Trigger Warning
If you or someone you know needs help, please use this page to find a helpline phone number in your area. If you can’t find it on this list, please use any search engine worldwide. You are not alone.
Trigger Warning
It’s because You’ve heard me say my story and you want more insight. Well, thank you for that, I appreciate your curiosity.
This is a project I’ve been working on for the last five, almost six years now. During the creation of this project, Loud Mouth Brown Girl, myself, and my wheelchair-using mother were houseless for 3 months and 3 weeks. This website is still up because I received almost but not quite, $2000 in donations that allowed me to continue working on the website, while we looked for a place to live.
I started this website because I was tired of being the “only” Black girl in the room. I was tired and I didn’t have any Black friends outside of my white church community, except for Nicole, who also didn’t have a wide circle of Black friends. We were the only two, which is why I think we became friends, but certainly not why we stayed friends.
The Vancouver, BC Black community is out there, and it’s vast, but it’s so rare to see Black women sitting on a corner, having a coffee, or smoking a cigarette. So hard to find Black women unless you grew up with them, in a city where they hide from the world because the world’s made it clear they don’t want us.
I was alone, the one Roma girl who was also Black, surrounded by vampires and demons, without a slayer in sight. I’m what happens when the demons don’t kill the innocent girl. I’m not a slayer, not a witch, not really, just a person trying to navigate a world that tells me I’m not allowed to.
I am the Loud Mouth Brown Girl because a white cop thought it was okay and appropriate during a mental health crisis, to call me a Loud Mouth Brown Bitch. I told him I would take that and use it to inspire Black women across the globe, and as it turns out, Black women are the ones inspiring me.
I am one of a handful of Black women talking openly about mental health, but I am the only one I know of in Canada, talking about it on such a wide varied stage with such a huge audience made up of folks from all over the world.
I have an amazing audience, filled with variety, beauty, spice, and talent, and each of the people who reach out to me, become friends if they want to. From Debra who paid for my first year of study when I wanted to study the cannabis plant through Healer.com, to Stephen Coghlan, who wrote the foreword to my first book, “In His Words,” for this website and still has the cover art I made for his website.
I have made truly wonderful friends; Nada Chehade, KS Hernandez, Arturo Dominguez, Doctor Ashley Perkins, just to name a few, who have bought my books, heard my story, and supported my goal of freeing all women from domestic abuse, gang rape, and the torture that comes with both.

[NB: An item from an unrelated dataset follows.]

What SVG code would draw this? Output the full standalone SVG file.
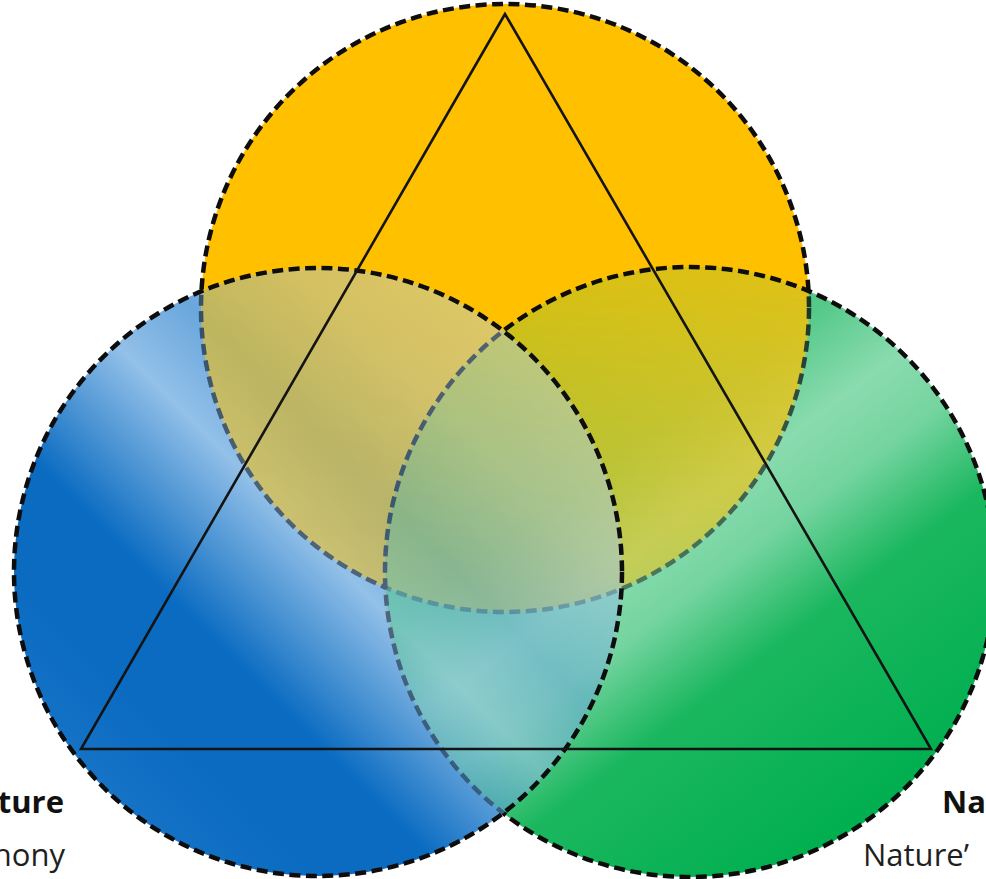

We as people deserve to be free, we choose the bear because we know the bear will kill us, but maybe we’ll get a chance to escape, plenty of folks have. The man? We have no idea what you’ll do us, but after all the stories we’ve heard our imagination won’t allow us to be surprised very often when we hear “Man attacks woman,” we know. We already know.
The days of women staying silent are over. And they should be over. No woman has ever deserved to be free, like the women of our past. The women of our past were burned, branded, raped, and forced to breed the children of their abusers or raise the children of their husband’s rape escapades.
Being a woman on this planet shouldn’t be so exhausting. Yes, there is violence in the Black, Disabled, LGBTQ2S+ Jewish, and Trans community, but it’s nowhere near as high as in the “Cis white male” category.
We suffer at the hands of white men every fucking day, of men, period. Men are dangerous creatures, I want you to know that, to believe that, and to understand that they can be taught to be different.
Each of us has something inside of us, burning to get out. Whether you are an artist or you have a brain that is more scientific, there is a language spoken in art, that only other artists can understand.
That’s why I design the clothes I do, it’s why I write the way I do, and it’s why after everything NXIVM put me and thousands of others through, I am still here.
I will not stop speaking out against gang rape, against gangsters, and making space for people to come forward but I really can’t keep doing it alone any longer.
I’m not asking you to share my work, I am asking you to share your stories. If you’ve learned nothing from Lady A and myself, let it be that telling your story can change another person’s life.